### TO DO
Print nothing but the lines from the start of the listing below through the line that contains "line width=3pt, minimum". Do not include the pictures.
## Start COLLECTED MATERIAL
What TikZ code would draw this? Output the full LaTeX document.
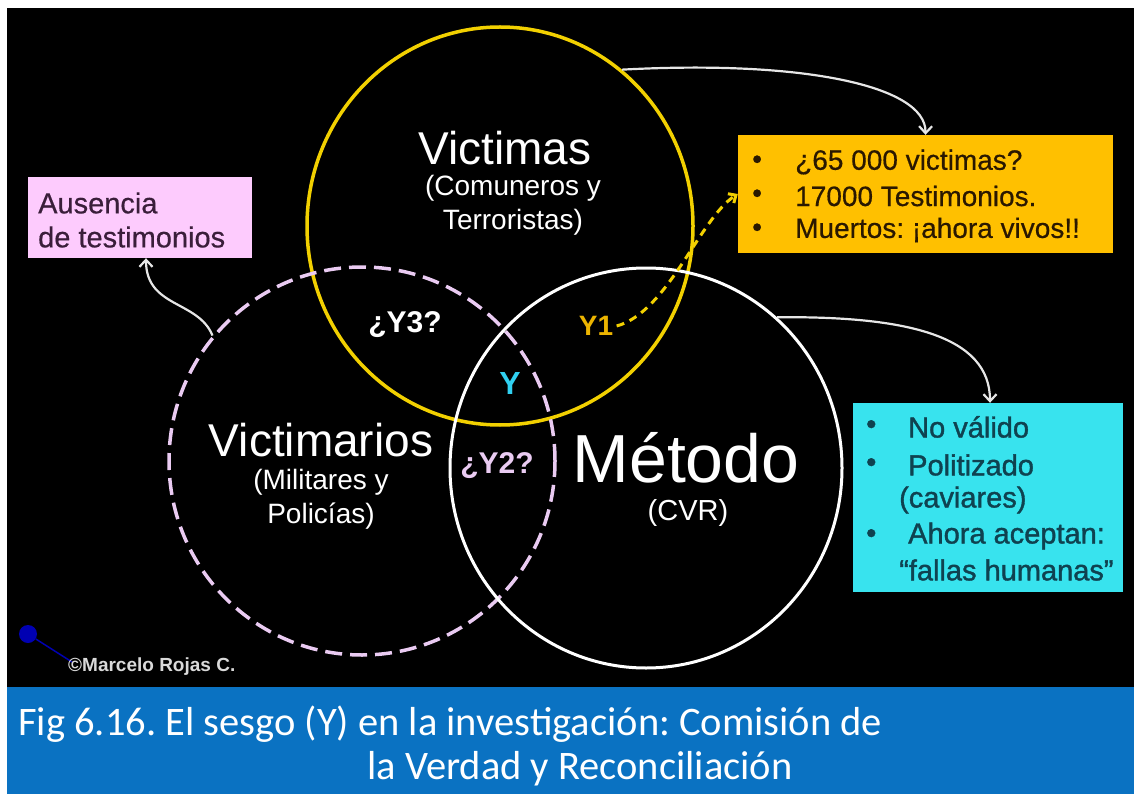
\documentclass[tikz,border=0pt]{standalone}
\usepackage{fontspec}
\setmainfont{Liberation Sans}
\newfontfamily\capfont{Carlito}
\newfontfamily\semib[FakeBold=1.3]{Liberation Sans}
\newfontfamily\semil[FakeBold=0.5]{Liberation Sans}
\usetikzlibrary{shapes.geometric,arrows.meta}
\definecolor{ygold}{HTML}{F2D000}
\definecolor{lav}{HTML}{EACBF2}
\definecolor{orbox}{HTML}{FFC000}
\definecolor{cybox}{HTML}{38E3EE}
\definecolor{pkbox}{HTML}{FDCBFD}
\definecolor{capblue}{HTML}{0A72C2}
\definecolor{yonetxt}{HTML}{ECB400}
\definecolor{ycyan}{HTML}{30D0F0}
\definecolor{cytxt}{HTML}{0F4250}
\definecolor{ortxt}{HTML}{2A1800}
\definecolor{pktxt}{HTML}{3A1E3A}
\definecolor{arrw}{HTML}{E6E6E6}
\newcommand{\fsz}[2]{\fontsize{#1}{#2}\selectfont}
\frenchspacing
\tikzset{
  vennc/.style={ellipse, inner sep=0pt, line width=3.5pt},
  bigtxt/.style={text=white, font=\fsz{46}{50}},
  subtxt/.style={text=white, align=center, font=\fsz{28}{34}},
  ylab/.style={font=\bfseries\fsz{30}{32}},
  warrow/.style={draw=arrw, line width=2.2pt, -{Straight Barb[length=7pt,width=13pt]}},
  boxitem/.style={anchor=west, inner sep=0pt},
}
\begin{document}
\begin{tikzpicture}[x=1pt,y=-1pt]
\useasboundingbox (0,0) rectangle (1134,794);
\fill[white] (0,0) rectangle (1134,794);
\fill[black] (7,8) rectangle (1134,687);
\fill[capblue] (7,687) rectangle (1134,794);

% circles
\node[vennc, draw=ygold, minimum width=386pt, minimum height=398pt] (vic) at (500,226) {};
\node[vennc, draw=lav, dash pattern=on 17pt off 8pt, minimum width=386pt, minimum height=388pt] (vrios) at (362,461) {};
\node[vennc, draw=white, line width=3pt, minimum width=392pt, minimum height=400pt] (met) at (646,468) {};

% circle labels
\node[bigtxt] (tvic) at (505,148) {Victimas};
\node[subtxt] (svic) at (513,205) {(Comuneros y\\Terroristas)};
\node[bigtxt] (tvrios) at (321,440) {Victimarios};
\node[subtxt] (svrios) at (321,499) {(Militares y\\Policías)};
\node[text=white, font=\fsz{68}{70}] (tmet) at (686,458) {Método};
\node[text=white, font=\fsz{29}{32}] (smet) at (688,513) {(CVR)};

% bias labels
\node[ylab, text=white] (y3) at (405,325) {¿Y3?};
\node[ylab, text=yonetxt, font=\bfseries\fsz{28}{30}] (y1) at (596,326) {Y1};
\node[ylab, text=ycyan, font=\bfseries\fsz{32}{34}] (y) at (510,383) {Y};
\node[ylab, text=lav] (y2) at (497,466) {¿Y2?};

% pink box
\node[fill=pkbox, minimum width=224pt, minimum height=81pt, inner sep=0pt] (pbox) at (140,217.5) {};
\node[boxitem, text=pktxt, font=\semil\fsz{29}{34}, align=left] (ptxt) at (38,220) {Ausencia\\de testimonios};

% orange box
\node[fill=orbox, minimum width=375pt, minimum height=118pt, inner sep=0pt] (obox) at (925.5,194) {};
\begin{scope}[every node/.style={boxitem, text=ortxt, font=\semil\fsz{28}{30}}]
\node (ob1) at (752,162) {•};
\node (o1) at (795,162) {¿65 000 victimas?};
\node (ob2) at (752,196) {•};
\node (o2) at (795,196) {17000 Testimonios.};
\node (ob3) at (752,230) {•};
\node (o3) at (795,230) {Muertos: ¡ahora vivos!!};
\end{scope}

% cyan box
\node[fill=cybox, minimum width=270pt, minimum height=189pt, inner sep=0pt] (cbox) at (988,497.5) {};
\begin{scope}[every node/.style={boxitem, text=cytxt, font=\semib\fsz{29}{31}}]
\node (cb1) at (866,427) {•};
\node (c1) at (908,427) {No válido};
\node (cb2) at (866,465) {•};
\node (c2) at (908,465) {Politizado};
\node (c3) at (899,500) {(caviares)};
\node (cb4) at (866,536) {•};
\node (c4) at (908,536) {Ahora aceptan:};
\node (c5) at (899,570) {“fallas humanas”};
\end{scope}

% connectors
\draw[warrow] (vic.52) .. controls (800,60) and (926,85) .. (obox.north);
\draw[warrow] (met.49) .. controls (905,316) and (990,335) .. ([xshift=2pt]cbox.north);
\draw[warrow] (vrios.140) .. controls (198,300) and (146,308) .. ([xshift=6pt]pbox.south);
\draw[draw=ygold, line width=3pt, dash pattern=on 8pt off 6pt, -{Straight Barb[length=6pt,width=11pt]}]
  (y1.east) .. controls (668,312) and (700,218) .. (obox.west);

% copyright
\node[circle, fill=blue!70!black, inner sep=0pt, minimum size=18pt] (dot) at (28,634) {};
\coordinate (dotend) at (72,662);
\draw[blue!70!black, line width=1.5pt] (dot) -- (dotend);
\node[anchor=west, text=black!15, font=\bfseries\fsz{19}{20}, inner sep=0pt] (copy) at (68,667) {©Marcelo Rojas C.};

% caption
\node[anchor=base west, text=white, font=\capfont\fsz{40.5}{44}, inner sep=0pt] (cap1) at (18,735) {Fig 6.16. El sesgo (Y) en la investigación: Comisión de};
\node[anchor=base west, text=white, font=\capfont\fsz{40.5}{44}, inner sep=0pt] (cap2) at (367,779) {la Verdad y Reconciliación};
\end{tikzpicture}
\end{document}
## End COLLECTED MATERIAL
### ANSWER TO THE PROBLEM
What TikZ code would draw this? Output the full LaTeX document.
\documentclass[tikz,border=0pt]{standalone}
\usepackage{fontspec}
\setmainfont{Liberation Sans}
\newfontfamily\capfont{Carlito}
\newfontfamily\semib[FakeBold=1.3]{Liberation Sans}
\newfontfamily\semil[FakeBold=0.5]{Liberation Sans}
\usetikzlibrary{shapes.geometric,arrows.meta}
\definecolor{ygold}{HTML}{F2D000}
\definecolor{lav}{HTML}{EACBF2}
\definecolor{orbox}{HTML}{FFC000}
\definecolor{cybox}{HTML}{38E3EE}
\definecolor{pkbox}{HTML}{FDCBFD}
\definecolor{capblue}{HTML}{0A72C2}
\definecolor{yonetxt}{HTML}{ECB400}
\definecolor{ycyan}{HTML}{30D0F0}
\definecolor{cytxt}{HTML}{0F4250}
\definecolor{ortxt}{HTML}{2A1800}
\definecolor{pktxt}{HTML}{3A1E3A}
\definecolor{arrw}{HTML}{E6E6E6}
\newcommand{\fsz}[2]{\fontsize{#1}{#2}\selectfont}
\frenchspacing
\tikzset{
  vennc/.style={ellipse, inner sep=0pt, line width=3.5pt},
  bigtxt/.style={text=white, font=\fsz{46}{50}},
  subtxt/.style={text=white, align=center, font=\fsz{28}{34}},
  ylab/.style={font=\bfseries\fsz{30}{32}},
  warrow/.style={draw=arrw, line width=2.2pt, -{Straight Barb[length=7pt,width=13pt]}},
  boxitem/.style={anchor=west, inner sep=0pt},
}
\begin{document}
\begin{tikzpicture}[x=1pt,y=-1pt]
\useasboundingbox (0,0) rectangle (1134,794);
\fill[white] (0,0) rectangle (1134,794);
\fill[black] (7,8) rectangle (1134,687);
\fill[capblue] (7,687) rectangle (1134,794);

% circles
\node[vennc, draw=ygold, minimum width=386pt, minimum height=398pt] (vic) at (500,226) {};
\node[vennc, draw=lav, dash pattern=on 17pt off 8pt, minimum width=386pt, minimum height=388pt] (vrios) at (362,461) {};
\node[vennc, draw=white, line width=3pt, minimum width=392pt, minimum height=400pt] (met) at (646,468) {};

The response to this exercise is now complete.